Hab mit der RX 6800 XT jetzt auch keine Sensoren  mehr. 

@Taxxor



			Dieser Inhalt steht nur eingeloggten Mitgliedern zur Verfügung.


----------



## Taxxor (12. Juni 2022)

Hm, damit hab ich keine Probleme. Die GPU Einträge in der Overlay Liste sind bei mir aber auch unten^^
Und basierend auf der Länge deines Scrollbalkens dürfte bei dir auch insgesamt genau so viel in der Liste sein wei bei mir


----------



## Zer0Strat (21. Juni 2022)

Hab mein PCAT von Nvidia heute bekommen. ^^


			Dieser Inhalt steht nur eingeloggten Mitgliedern zur Verfügung.


----------



## Zer0Strat (11. Juli 2022)

@PCGH_Raff Hast du Vega mal mit dem 22.6.1 gecheckt? Klappt jetzt wieder alles?


----------



## Zer0Strat (13. Juli 2022)

Erde an @PCGH_Raff


----------



## PCGH_Raff (13. Juli 2022)

Moin!

Gibt's einen Anlass für die Frage, also hat AMD einen Fix gemeldet? 22.6.1 hatte ich noch nicht mit Vega am Laufen. Kann ich aber nachher oder spätestens morgen mal checken, auch wenn ich nach dem Vega-Special gerade "alles außer Vega" zu indexen hätte.

MfG
Raff


----------



## Zer0Strat (13. Juli 2022)

Ne, hab keine konkrete Info von AMD. Wäre einfach ein Check auf gut Glück. Falls du Zeit hast, wäre das super. Bitte den alten Treiber vorher wegDDUen.


----------



## Zer0Strat (22. Juli 2022)

CapFrameX v1.6.9 Beta​New features​
Update PresentMon 1.8.0
Intel Arc A-series support
Intel Raptor Lake support
Experimental Intel Sapphire Rapids support
Experimental AMD Zen 4 support
Interface capture cards
Bug fixes​
SystemProcessorPerformanceInformation returns invalid IdleTime on Windows 11 22H2 (22621)


----------



## Menjira (25. Juli 2022)

Hi, ich habe seit einem Upgrade vom Ryzen 2700x auf den 5800X3D (und entsprechendem BIOS Update) das Problem, dass mir keine Daten mehr angezeigt werden (Siehe Bild im Anhang).
Im Afterburner werden mir noch sämtliche Daten angezeigt. Habe RivaTuner 7.3.3 bereits neuinstalliert und verwende die CapFrameX 1.6.9 Beta. Muss ich irgendetwas ändern?


----------



## PCGH_Raff (25. Juli 2022)

Zer0Strat schrieb:


> Ne, hab keine konkrete Info von AMD. Wäre einfach ein Check auf gut Glück. Falls du Zeit hast, wäre das super. Bitte den alten Treiber vorher wegDDUen.
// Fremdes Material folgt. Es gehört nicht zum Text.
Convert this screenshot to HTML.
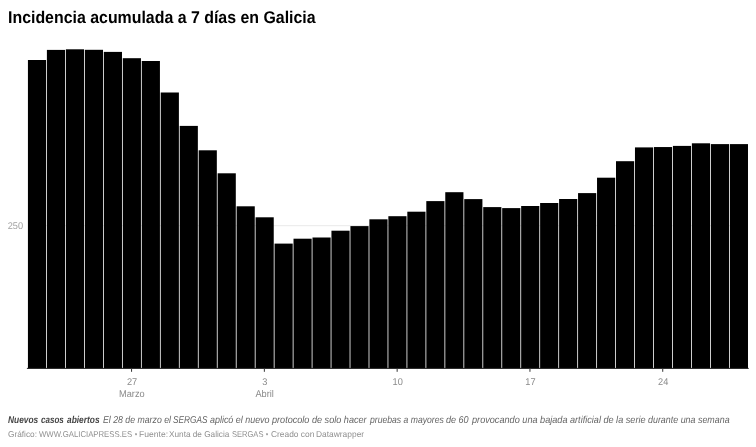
<!DOCTYPE html>
<html lang="es"><head><meta charset="utf-8"><title>Incidencia acumulada a 7 días en Galicia</title>
<style>
html,body{margin:0;padding:0;background:#fff}
body{width:756px;height:447px;position:relative;overflow:hidden;font-family:"Liberation Sans",sans-serif;text-rendering:geometricPrecision}
h1{position:absolute;left:8.2px;top:5.7px;margin:0;font-size:17px;line-height:24px;font-weight:700;color:#000;white-space:nowrap;transform-origin:0 0;transform:scaleX(0.9355)}
.notes{position:absolute;left:0;top:413px;margin:0;font-size:10px;line-height:16px;font-style:italic;color:#666;white-space:nowrap}
.notes span,.notes b{position:absolute;top:0;transform-origin:0 0}
.notes b{color:#444;font-weight:700}
.foot{position:absolute;left:0;top:427px;margin:0;font-size:8.5px;line-height:14px;color:#909090;white-space:nowrap}
.foot span{position:absolute;top:0;transform-origin:0 0}
#f2{left:134.7px;transform:scaleX(0.7)}
#f4{left:266px;transform:scaleX(0.7)}
#n1{left:102.78px;transform:scaleX(0.8733)}
#n2{left:173.19px;transform:scaleX(0.8293)}
#n3{left:209.78px;transform:scaleX(0.8924)}
#n4{left:272.33px;transform:scaleX(0.91)}
#n5{left:369.52px;transform:scaleX(0.862)}
#n6{left:445.57px;transform:scaleX(0.9051)}
#n7{left:471.73px;transform:scaleX(0.9139)}
#n8{left:569.97px;transform:scaleX(0.9119)}
#n9{left:647.98px;transform:scaleX(0.8899)}
#g1{left:7.51px;transform:scaleX(0.9754)}
#g2{left:39.2px;transform:scaleX(0.913)}
#g3{left:139.24px;transform:scaleX(1.0092)}
#g4{left:169.46px;transform:scaleX(0.9677)}
#g5{left:232.46px;transform:scaleX(0.887)}
#g6{left:270.81px;transform:scaleX(0.9871)}
#g7{left:315.76px;transform:scaleX(0.9885)}
#b1{left:7.79px;transform:scaleX(0.8366)}
#b2{left:41.3px;transform:scaleX(0.8036)}
#b3{left:67.1px;transform:scaleX(0.839)}
svg{position:absolute;left:0;top:0}
svg text{font-family:"Liberation Sans",sans-serif;font-size:9.8px;fill:#8a8a8a}
</style></head><body>
<h1 id="t">Incidencia acumulada a 7 días en Galicia</h1>
<svg width="756" height="447" viewBox="0 0 756 447">
<rect x="28" y="225.2" width="720" height="1" fill="#e9e9e9"/>
<text transform="translate(23.1,229) scale(0.94,1)" text-anchor="end" style="fill:#a2a2a2">250</text>
<g fill="#000">
<rect x="27.93" y="60.00" width="18.17" height="308.40"/>
<rect x="46.90" y="49.90" width="18.17" height="318.50"/>
<rect x="65.87" y="49.30" width="18.17" height="319.10"/>
<rect x="84.84" y="49.80" width="18.17" height="318.60"/>
<rect x="103.81" y="51.90" width="18.17" height="316.50"/>
<rect x="122.78" y="58.20" width="18.17" height="310.20"/>
<rect x="141.75" y="61.00" width="18.17" height="307.40"/>
<rect x="160.72" y="92.50" width="18.17" height="275.90"/>
<rect x="179.69" y="125.90" width="18.17" height="242.50"/>
<rect x="198.66" y="150.30" width="18.17" height="218.10"/>
<rect x="217.63" y="173.30" width="18.17" height="195.10"/>
<rect x="236.60" y="206.30" width="18.17" height="162.10"/>
<rect x="255.57" y="217.30" width="18.17" height="151.10"/>
<rect x="274.54" y="243.60" width="18.17" height="124.80"/>
<rect x="293.51" y="238.70" width="18.17" height="129.70"/>
<rect x="312.48" y="237.50" width="18.17" height="130.90"/>
<rect x="331.45" y="230.70" width="18.17" height="137.70"/>
<rect x="350.42" y="226.10" width="18.17" height="142.30"/>
<rect x="369.39" y="219.30" width="18.17" height="149.10"/>
<rect x="388.36" y="216.20" width="18.17" height="152.20"/>
<rect x="407.33" y="211.70" width="18.17" height="156.70"/>
<rect x="426.30" y="201.10" width="18.17" height="167.30"/>
<rect x="445.27" y="192.20" width="18.17" height="176.20"/>
<rect x="464.24" y="199.10" width="18.17" height="169.30"/>
<rect x="483.21" y="207.10" width="18.17" height="161.30"/>
<rect x="502.18" y="208.10" width="18.17" height="160.30"/>
<rect x="521.15" y="206.00" width="18.17" height="162.40"/>
<rect x="540.12" y="203.00" width="18.17" height="165.40"/>
<rect x="559.09" y="199.00" width="18.17" height="169.40"/>
<rect x="578.06" y="193.10" width="18.17" height="175.30"/>
<rect x="597.03" y="177.70" width="18.17" height="190.70"/>
<rect x="616.00" y="161.20" width="18.17" height="207.20"/>
<rect x="634.97" y="147.40" width="18.17" height="221.00"/>
<rect x="653.94" y="147.05" width="18.17" height="221.35"/>
<rect x="672.91" y="145.90" width="18.17" height="222.50"/>
<rect x="691.88" y="143.30" width="18.17" height="225.10"/>
<rect x="710.85" y="144.10" width="18.17" height="224.30"/>
<rect x="729.82" y="144.10" width="18.17" height="224.30"/>
</g>
<rect x="26.9" y="367.9" width="721.8" height="1" fill="#222"/>
<rect x="131.06" y="368" width="1" height="3.8" fill="#333"/>
<rect x="263.85" y="368" width="1" height="3.8" fill="#333"/>
<rect x="396.64" y="368" width="1" height="3.8" fill="#333"/>
<rect x="529.44" y="368" width="1" height="3.8" fill="#333"/>
<rect x="662.23" y="368" width="1" height="3.8" fill="#333"/>
<text transform="translate(132.06,385.3) scale(0.94,1)" text-anchor="middle">27</text>
<text transform="translate(131.87,396.7) scale(0.94,1)" text-anchor="middle">Marzo</text>
<text transform="translate(264.85,385.3) scale(0.94,1)" text-anchor="middle">3</text>
<text transform="translate(264.65,396.7) scale(0.94,1)" text-anchor="middle">Abril</text>
<text transform="translate(397.64,385.3) scale(0.94,1)" text-anchor="middle">10</text>
<text transform="translate(530.44,385.3) scale(0.94,1)" text-anchor="middle">17</text>
<text transform="translate(663.23,385.3) scale(0.94,1)" text-anchor="middle">24</text>
</svg>
<p class="notes"><b id="b1">Nuevos</b>
<b id="b2">casos</b>
<b id="b3">abiertos</b>
<span id="n1">El 28 de marzo el</span>
<span id="n2">SERGAS</span>
<span id="n3">aplicó el nuevo</span>
<span id="n4">protocolo de solo hacer</span>
<span id="n5">pruebas a mayores</span>
<span id="n6">de 60</span>
<span id="n7">provocando una bajada</span>
<span id="n8">artificial de la serie</span>
<span id="n9">durante una semana</span></p>
<p class="foot"><span id="g1">Gráfico:</span>
<span id="g2">WWW.GALICIAPRESS.ES</span>
<span id="f2">•</span>
<span id="g3">Fuente:</span>
<span id="g4">Xunta de Galicia</span>
<span id="g5">SERGAS</span>
<span id="f4">•</span>
<span id="g6">Creado con</span>
<span id="g7">Datawrapper</span></p>
</body></html>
Ich glaube, da wurde was gefixt.  Jedenfalls meldet CX auf der Referenz-Vega-56 ordnungsgemäß ~150 Watt GPU-Power. Allein die Taktraten wirken ... broken. Viel zu niedrig. Das scheint aber kein CX-Problem zu sein, sondern irgendwas im Power-Management seit dem neuen Treiber-Branch (mindestens). Mir fehlt leider, mal wieder, die Zeit, um das genauer zu ergründen.

MfG
Raff


----------



## Zer0Strat (26. Juli 2022)

Menjira schrieb:


> Muss ich irgendetwas ändern?


Eigentlich nicht. Versuch mal einen Reset der Overlay Config.


----------



## KaterTom (26. Juli 2022)

@Menjira Die 7.3.3 vom RTSS ist nicht mehr die aktuellste. Installiere doch mal die 7.3.4 Beta von von hier.


----------



## Taxxor (27. Juli 2022)

Die Werte kommen ja nicht vom RTSS, dessen Version sollte komplett egal sein, solange das overlay angezeigt wird.


----------



## Menjira (28. Juli 2022)

Zer0Strat schrieb:


> Eigentlich nicht. Versuch mal einen Reset der Overlay Config.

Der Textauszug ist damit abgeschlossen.